I would not recommend the military to anyone.

forlasanto1 karma

any time you pull a 24 hour duty you get the next workday off

Not ever. Not once in my military career did that occur.

No, I'm not insecure. Bitter? Yeah, some. I call it Oil War I and Oil War II because that's what it was about. I knew that at the time, and I knew going into the military what the score was. I didn't care what it was about then, and I only mildly care about it now. But I don't hold any illusions that it was about anything else but control of oil resources.

Laundry as a civilian is a couple hours a week, tops. Laundry as a serviceman is an hour a day, normally, once you iron tomorrow's uniform and shine your shoes.

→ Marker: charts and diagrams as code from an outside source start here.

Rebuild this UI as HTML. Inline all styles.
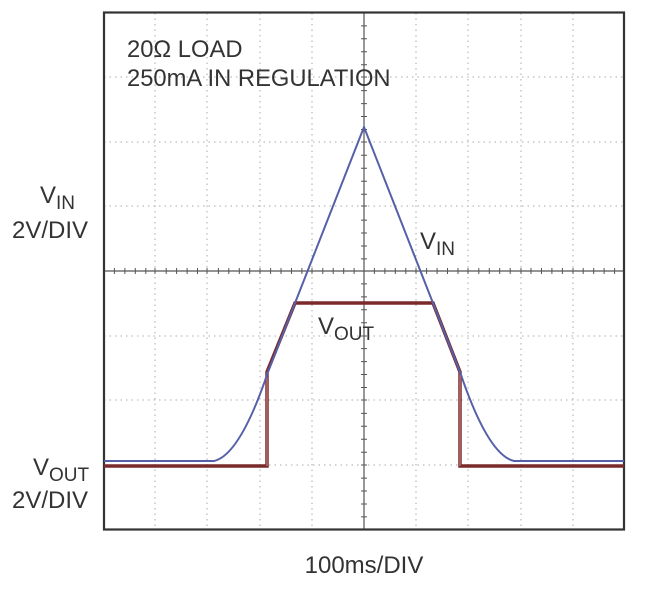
<!DOCTYPE html>
<html><head><meta charset="utf-8"><style>
html,body{margin:0;padding:0;background:#fff;}
svg{display:block;}
text{font-family:"Liberation Sans",sans-serif;fill:#333;}
</style></head><body>
<svg width="654" height="594" viewBox="0 0 654 594" xmlns="http://www.w3.org/2000/svg">
<g stroke="#aaa" stroke-width="1" stroke-dasharray="1.5,4" fill="none">
<line x1="155" y1="13" x2="155" y2="529"/>
<line x1="207" y1="13" x2="207" y2="529"/>
<line x1="260" y1="13" x2="260" y2="529"/>
<line x1="312" y1="13" x2="312" y2="529"/>
<line x1="416" y1="13" x2="416" y2="529"/>
<line x1="468" y1="13" x2="468" y2="529"/>
<line x1="521" y1="13" x2="521" y2="529"/>
<line x1="573" y1="13" x2="573" y2="529"/>
<line x1="104" y1="77" x2="624" y2="77"/>
<line x1="104" y1="142" x2="624" y2="142"/>
<line x1="104" y1="206" x2="624" y2="206"/>
<line x1="104" y1="336" x2="624" y2="336"/>
<line x1="104" y1="400" x2="624" y2="400"/>
<line x1="104" y1="465" x2="624" y2="465"/>
</g>
<g stroke="#555" stroke-width="1.2">
<line x1="364" y1="13" x2="364" y2="529"/>
<line x1="104" y1="271" x2="624" y2="271"/>
</g>
<g stroke="#555" stroke-width="1">
<path d="M114.4 268v6M124.9 268v6M135.3 268v6M145.8 268v6M155 268v6M166.2 268v6M176.6 268v6M187.1 268v6M197.5 268v6M207 268v6M218.4 268v6M228.8 268v6M239.3 268v6M249.7 268v6M260 268v6M270.6 268v6M281 268v6M291.5 268v6M301.9 268v6M312 268v6M322.8 268v6M333.2 268v6M343.7 268v6M354.1 268v6M374.4 268v6M384.9 268v6M395.3 268v6M405.8 268v6M416 268v6M426.6 268v6M437.1 268v6M447.5 268v6M458 268v6M468 268v6M478.8 268v6M489.3 268v6M499.7 268v6M510.2 268v6M521 268v6M531 268v6M541.5 268v6M551.9 268v6M562.4 268v6M573 268v6M583.2 268v6M593.7 268v6M604.1 268v6M614.6 268v6"/>
<path d="M361 25.9h6M361 38.8h6M361 51.8h6M361 64.7h6M361 77h6M361 90.6h6M361 103.6h6M361 116.5h6M361 129.5h6M361 142h6M361 155.3h6M361 168.3h6M361 181.2h6M361 194.2h6M361 206h6M361 220.1h6M361 233h6M361 246h6M361 258.9h6M361 283.9h6M361 296.9h6M361 309.8h6M361 322.8h6M361 336h6M361 348.6h6M361 361.6h6M361 374.5h6M361 387.5h6M361 400h6M361 413.4h6M361 426.3h6M361 439.3h6M361 452.2h6M361 465h6M361 478.1h6M361 491h6M361 504h6M361 516.9h6"/>
</g>
<rect x="104" y="12.5" width="520" height="517" fill="none" stroke="#333" stroke-width="2.2"/>
<path d="M104 466 H267 V372 L295 303 H433 L460 372 V466 H624" fill="none" stroke="#7a2a2a" stroke-width="3.5" stroke-linejoin="miter"/>
<path d="M267 466 V372 M460 372 V466" stroke="#c08080" stroke-width="1.2"/>
<path d="M104 461 H214 Q240 455 268 372 L364 127 L460 372 Q488 455 514 461 H624" fill="none" stroke="#5560a8" stroke-width="2"/>
<g transform="translate(127,0) scale(0.99,1)">
<text x="0" y="57" font-size="24">20Ω LOAD</text>
<text x="0" y="86" font-size="24">250mA IN REGULATION</text>
</g>
<text x="40" y="203" font-size="24">V<tspan font-size="19" dy="6">IN</tspan></text>
<text x="88" y="238" font-size="24" text-anchor="end">2V/DIV</text>
<text x="420" y="249" font-size="24">V<tspan font-size="19" dy="6">IN</tspan></text>
<text x="318" y="334" font-size="24">V<tspan font-size="19" dy="6">OUT</tspan></text>
<text x="33" y="475" font-size="24">V<tspan font-size="19" dy="6">OUT</tspan></text>
<text x="88" y="508" font-size="24" text-anchor="end">2V/DIV</text>
<text x="364" y="573" font-size="24" text-anchor="middle">100ms/DIV</text>
</svg>
</body></html>
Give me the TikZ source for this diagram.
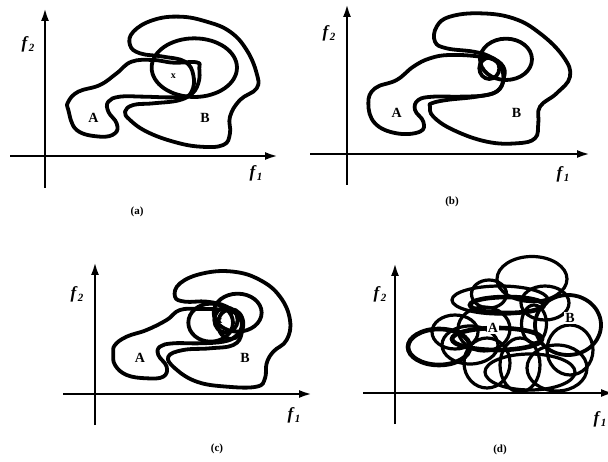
\documentclass[tikz,border=0pt]{standalone}
\usepackage{fontspec}
\setmainfont{Liberation Serif}
\usetikzlibrary{arrows.meta}
\newcommand{\flab}[2]{\fontsize{17}{17}\selectfont\textbf{\textit{#1}}\kern0.3pt\raisebox{-3.5pt}{\fontsize{11}{11}\selectfont\textbf{\textit{#2}}}}
\begin{document}
\begin{tikzpicture}[x=1pt,y=-1pt,
  blob/.style={line width=3.8pt, line join=round},
  thinblob/.style={line width=3.2pt},
  thickblob/.style={line width=4.6pt},
  axisline/.style={line width=2.4pt},
  axisarrow/.style={line width=2.4pt, -{Latex[length=13pt,width=8pt]}},
  lbl/.style={font=\bfseries\fontsize{14}{14}\selectfont, inner sep=0pt},
  xlbl/.style={font=\bfseries\fontsize{10}{10}\selectfont, inner sep=0pt},
  axlbl/.style={inner sep=0pt},
  captxt/.style={font=\bfseries\fontsize{11}{11}\selectfont, inner sep=0pt},
  pl/.style={smooth cycle, tension=0.7}
]
\fill[white] (0,0) rectangle (608,462);
\clip (0,0) rectangle (608,462);

% ===================== (a) =====================
\coordinate (a0) at (45,156);
\coordinate (ayb) at (45,188);
\coordinate (ayt) at (45,8);
\coordinate (axl) at (10,156);
\coordinate (axr) at (278,156);
\draw[axisline] (ayb) -- (a0);
\draw[axisarrow] (a0) -- (ayt);
\draw[axisarrow] (axl) -- (axr);
\node[axlbl] (af2) at (28,44) {\flab{f}{2}};
\node[axlbl] (af1) at (256,173) {\flab{f}{1}};
\node[captxt] (acap) at (137,212) {(a)};
\begin{scope}[shift={(0,0)},scale=0.3333]
\draw[blob] plot[pl] coordinates {(205,330) (230,390) (300,410) (345,400) (350,370) (325,335) (325,305) (360,290) (430,290) (520,292) (570,285) (595,250) (598,205) (590,187) (520,188) (460,180) (395,185) (350,220) (300,255) (235,275) (205,305)};
\draw[blob] plot[pl] coordinates {(375,335) (390,360) (440,395) (520,425) (600,440) (670,435) (690,400) (690,350) (720,300) (770,265) (770,220) (740,150) (690,95) (620,65) (540,50) (460,60) (400,95) (390,135) (420,160) (490,170) (555,185) (580,225) (575,275) (540,300) (460,310) (400,315)};
\draw[blob] (583,203) ellipse [x radius=128, y radius=88];
\node[lbl] (aA) at (280,355) {A};
\node[lbl] (aB) at (615,355) {B};
\node[xlbl] (ax) at (520,228) {x};
\end{scope}

% ===================== (b) =====================
\coordinate (b0) at (347,154);
\coordinate (byb) at (347,185);
\coordinate (byt) at (347,4);
\coordinate (bxl) at (310,154);
\coordinate (bxr) at (590,154);
\draw[axisline] (byb) -- (b0);
\draw[axisarrow] (b0) -- (byt);
\draw[axisarrow] (bxl) -- (bxr);
\node[axlbl] (bf2) at (329,33) {\flab{f}{2}};
\node[axlbl] (bf1) at (563,174) {\flab{f}{1}};
\node[captxt] (bcap) at (452,202) {(b)};
\begin{scope}[shift={(300,0)},scale=0.3333]
\draw[blob] plot[pl] coordinates {(205,310) (225,370) (290,400) (360,395) (370,365) (345,330) (355,300) (400,290) (480,290) (560,285) (600,265) (610,225) (590,185) (540,170) (450,165) (390,175) (340,200) (290,240) (225,265)};
\draw[blob] plot[pl] coordinates {(390,320) (400,350) (460,390) (560,425) (650,430) (705,415) (715,370) (720,320) (770,280) (810,230) (790,170) (720,100) (640,55) (540,40) (450,50) (410,80) (405,125) (440,145) (520,155) (570,170) (610,200) (610,240) (590,275) (530,290) (440,300) (395,310)};
\draw[blob] (618,178) ellipse [x radius=78, y radius=62];
\draw[blob] (568,205) ellipse [x radius=30, y radius=32];
\node[lbl] (bA) at (290,340) {A};
\node[lbl] (bB) at (650,340) {B};
\node[xlbl] (bx) at (548,210) {x};
\end{scope}

% ===================== (c) =====================
\coordinate (c0) at (95,394);
\coordinate (cyb) at (95,425);
\coordinate (cyt) at (95,262);
\coordinate (cxl) at (63,394);
\coordinate (cxr) at (312,394);
\draw[axisline] (cyb) -- (c0);
\draw[axisarrow] (c0) -- (cyt);
\draw[axisarrow] (cxl) -- (cxr);
\node[axlbl] (cf2) at (77,294) {\flab{f}{2}};
\node[axlbl] (cf1) at (294,415) {\flab{f}{1}};
\node[captxt] (ccap) at (217,449) {(c)};
\begin{scope}[shift={(60,240)},scale=0.3333]
\draw[blob] plot[pl] coordinates {(160,340) (165,375) (200,405) (260,415) (310,410) (320,380) (295,345) (300,320) (340,310) (420,310) (490,305) (525,290) (545,260) (535,225) (490,210) (420,207) (360,210) (320,240) (260,270) (200,290) (165,315)};
\draw[blob] plot[pl] coordinates {(325,350) (345,385) (410,425) (500,440) (590,440) (615,415) (620,370) (640,335) (680,300) (690,240) (660,170) (600,120) (520,95) (430,100) (360,130) (345,170) (375,185) (440,185) (500,200) (540,235) (545,280) (520,315) (450,325) (370,330)};
\draw[blob] (452,248) ellipse [x radius=67, y radius=57];
\draw[blob] (533,218) ellipse [x radius=72, y radius=57];
\draw[blob] (498,240) ellipse [x radius=35, y radius=38];
\draw[blob] (512,252) ellipse [x radius=38, y radius=45];
\node[lbl] (cA) at (240,355) {A};
\node[lbl] (cB) at (555,355) {B};
\node[xlbl] (cx) at (480,245) {x};
\end{scope}

% ===================== (d) =====================
\coordinate (d0) at (395,393);
\coordinate (dyb) at (395,424);
\coordinate (dyt) at (395,263);
\coordinate (dxl) at (363,393);
\coordinate (dxr) at (614,393);
\draw[axisline] (dyb) -- (d0);
\draw[axisarrow] (d0) -- (dyt);
\draw[axisarrow] (dxl) -- (dxr);
\node[axlbl] (df2) at (380,294) {\flab{f}{2}};
\node[axlbl] (df1) at (600,419) {\flab{f}{1}};
\node[captxt] (dcap) at (500,450) {(d)};
% cloud of ellipses, pixel coordinates
\draw[thickblob] (439,347) ellipse [x radius=31, y radius=18];
\draw[thinblob] (455,332) ellipse [x radius=23, y radius=17];
\draw[thinblob] (470,345) ellipse [x radius=28, y radius=19];
\draw[thinblob] (484,329) ellipse [x radius=26, y radius=22];
\draw[thinblob] (489,294) ellipse [x radius=17.5, y radius=14];
\draw[thinblob] (532,279) ellipse [x radius=35, y radius=22.5];
\draw[blob] (568,325) ellipse [x radius=33, y radius=30];
\draw[thinblob] (534,324) ellipse [x radius=12.5, y radius=19];
\draw[thinblob] (545,303) ellipse [x radius=24, y radius=17];
\draw[thinblob] (487,363) ellipse [x radius=23, y radius=25];
\draw[thinblob] (520,365) ellipse [x radius=20, y radius=27];
\draw[thinblob] (557,368) ellipse [x radius=30, y radius=23];
\draw[thinblob] (570,350) ellipse [x radius=23, y radius=25];
\draw[thinblob] (530,372) ellipse [x radius=45, y radius=18];
\draw[thickblob] (497,339) ellipse [x radius=45, y radius=11];
\draw[thickblob] (507,305) ellipse [x radius=37, y radius=8];
\draw[thinblob] (500,300) ellipse [x radius=48, y radius=14];
\node[lbl,fill=white,inner sep=1pt] (dA) at (493,328) {A};
\node[lbl,fill=white,inner sep=1pt] (dB) at (570,318) {B};
\end{tikzpicture}
\end{document}
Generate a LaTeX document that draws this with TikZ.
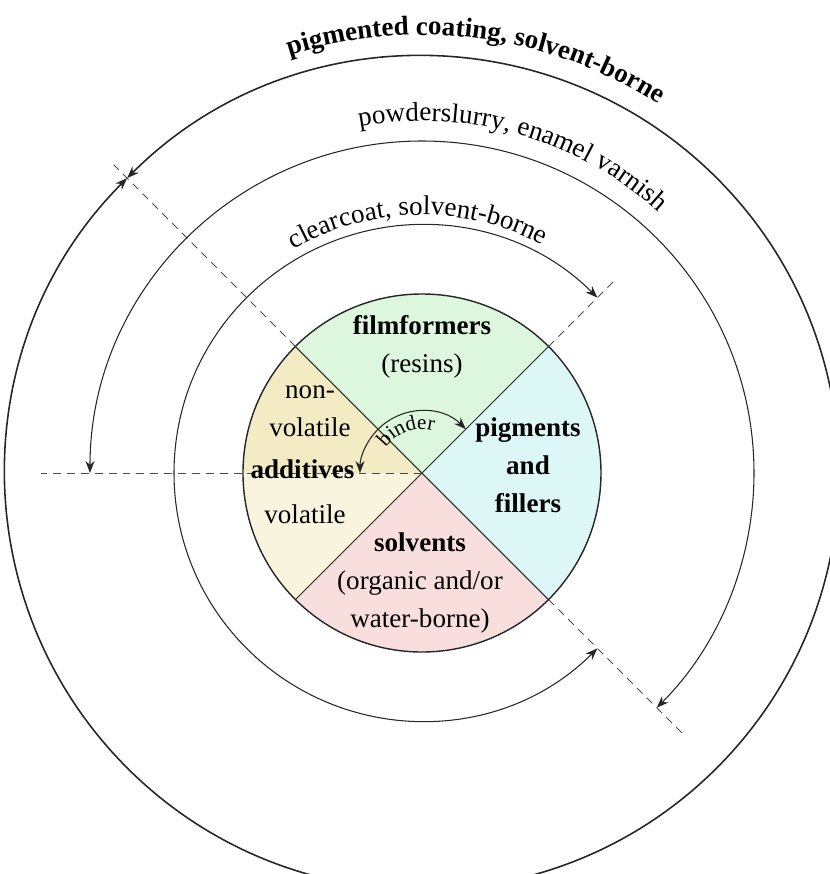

It's part of work. It's work you take home with you.

Excercise as a civilian is freeform and fun-time. Excercise as a serviceman is fairly rigid in it's requirements and monotony, and is not fun-time, but work.

I'm glad your time in service was more laid back. The god-awful hours are my main complaint about the military, honestly. I'm dead serious about the hours I worked, no lie. Can I get a witness up in here?

Heck, even when attending schools, it was 16-18 hour days, 5 days a week, and 24-hour duty every 4-5 days. (with NO day off afterward. I never even heard of such a thing! How wonderful that would have been!)